▸ The problem
All of the data that follows should be retyped exactly, please, except the pictures.

%%

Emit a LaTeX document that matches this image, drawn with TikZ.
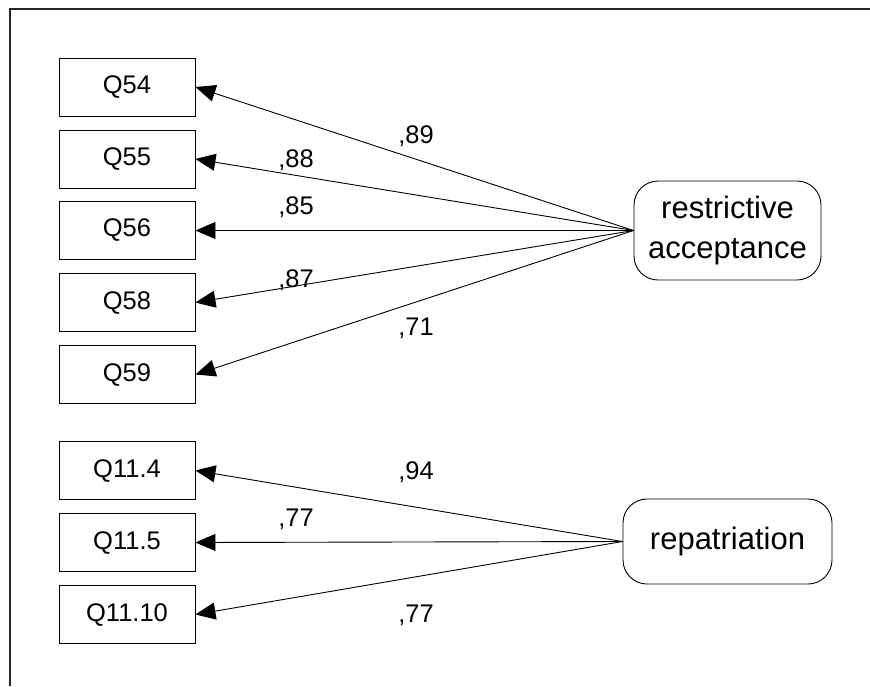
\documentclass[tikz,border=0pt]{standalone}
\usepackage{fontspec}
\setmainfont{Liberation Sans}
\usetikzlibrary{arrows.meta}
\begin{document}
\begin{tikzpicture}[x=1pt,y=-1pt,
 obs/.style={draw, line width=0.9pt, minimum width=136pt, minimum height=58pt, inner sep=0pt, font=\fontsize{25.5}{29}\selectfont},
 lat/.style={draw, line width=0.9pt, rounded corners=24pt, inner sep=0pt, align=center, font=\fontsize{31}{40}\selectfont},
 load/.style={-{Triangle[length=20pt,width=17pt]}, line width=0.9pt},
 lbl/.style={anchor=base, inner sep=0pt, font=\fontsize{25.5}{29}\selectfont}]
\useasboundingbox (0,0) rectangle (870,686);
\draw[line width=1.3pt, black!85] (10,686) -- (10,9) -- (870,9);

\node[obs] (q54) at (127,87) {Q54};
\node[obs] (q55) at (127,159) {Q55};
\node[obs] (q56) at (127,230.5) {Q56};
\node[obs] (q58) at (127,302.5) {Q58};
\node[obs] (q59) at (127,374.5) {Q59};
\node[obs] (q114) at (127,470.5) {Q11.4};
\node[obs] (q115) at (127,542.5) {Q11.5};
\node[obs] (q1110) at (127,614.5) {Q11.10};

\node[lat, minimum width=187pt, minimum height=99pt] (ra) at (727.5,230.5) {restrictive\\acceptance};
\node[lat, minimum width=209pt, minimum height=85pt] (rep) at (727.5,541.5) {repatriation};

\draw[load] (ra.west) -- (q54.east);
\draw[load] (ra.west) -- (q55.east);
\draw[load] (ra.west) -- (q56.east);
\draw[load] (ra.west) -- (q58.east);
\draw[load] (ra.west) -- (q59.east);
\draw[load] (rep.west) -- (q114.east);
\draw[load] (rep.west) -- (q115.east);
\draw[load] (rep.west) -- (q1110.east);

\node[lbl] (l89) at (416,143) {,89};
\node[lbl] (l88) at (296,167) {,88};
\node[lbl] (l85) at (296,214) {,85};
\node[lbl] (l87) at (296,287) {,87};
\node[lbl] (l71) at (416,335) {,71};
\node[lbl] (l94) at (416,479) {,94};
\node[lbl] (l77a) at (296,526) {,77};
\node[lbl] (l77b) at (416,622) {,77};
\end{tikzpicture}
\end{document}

%%

▸ Completed task
Emit a LaTeX document that matches this image, drawn with TikZ.
\documentclass[tikz,border=0pt]{standalone}
\usepackage{fontspec}
\setmainfont{Liberation Sans}
\usetikzlibrary{arrows.meta}
\begin{document}
\begin{tikzpicture}[x=1pt,y=-1pt,
 obs/.style={draw, line width=0.9pt, minimum width=136pt, minimum height=58pt, inner sep=0pt, font=\fontsize{25.5}{29}\selectfont},
 lat/.style={draw, line width=0.9pt, rounded corners=24pt, inner sep=0pt, align=center, font=\fontsize{31}{40}\selectfont},
 load/.style={-{Triangle[length=20pt,width=17pt]}, line width=0.9pt},
 lbl/.style={anchor=base, inner sep=0pt, font=\fontsize{25.5}{29}\selectfont}]
\useasboundingbox (0,0) rectangle (870,686);
\draw[line width=1.3pt, black!85] (10,686) -- (10,9) -- (870,9);

\node[obs] (q54) at (127,87) {Q54};
\node[obs] (q55) at (127,159) {Q55};
\node[obs] (q56) at (127,230.5) {Q56};
\node[obs] (q58) at (127,302.5) {Q58};
\node[obs] (q59) at (127,374.5) {Q59};
\node[obs] (q114) at (127,470.5) {Q11.4};
\node[obs] (q115) at (127,542.5) {Q11.5};
\node[obs] (q1110) at (127,614.5) {Q11.10};

\node[lat, minimum width=187pt, minimum height=99pt] (ra) at (727.5,230.5) {restrictive\\acceptance};
\node[lat, minimum width=209pt, minimum height=85pt] (rep) at (727.5,541.5) {repatriation};

\draw[load] (ra.west) -- (q54.east);
\draw[load] (ra.west) -- (q55.east);
\draw[load] (ra.west) -- (q56.east);
\draw[load] (ra.west) -- (q58.east);
\draw[load] (ra.west) -- (q59.east);
\draw[load] (rep.west) -- (q114.east);
\draw[load] (rep.west) -- (q115.east);
\draw[load] (rep.west) -- (q1110.east);

\node[lbl] (l89) at (416,143) {,89};
\node[lbl] (l88) at (296,167) {,88};
\node[lbl] (l85) at (296,214) {,85};
\node[lbl] (l87) at (296,287) {,87};
\node[lbl] (l71) at (416,335) {,71};
\node[lbl] (l94) at (416,479) {,94};
\node[lbl] (l77a) at (296,526) {,77};
\node[lbl] (l77b) at (416,622) {,77};
\end{tikzpicture}
\end{document}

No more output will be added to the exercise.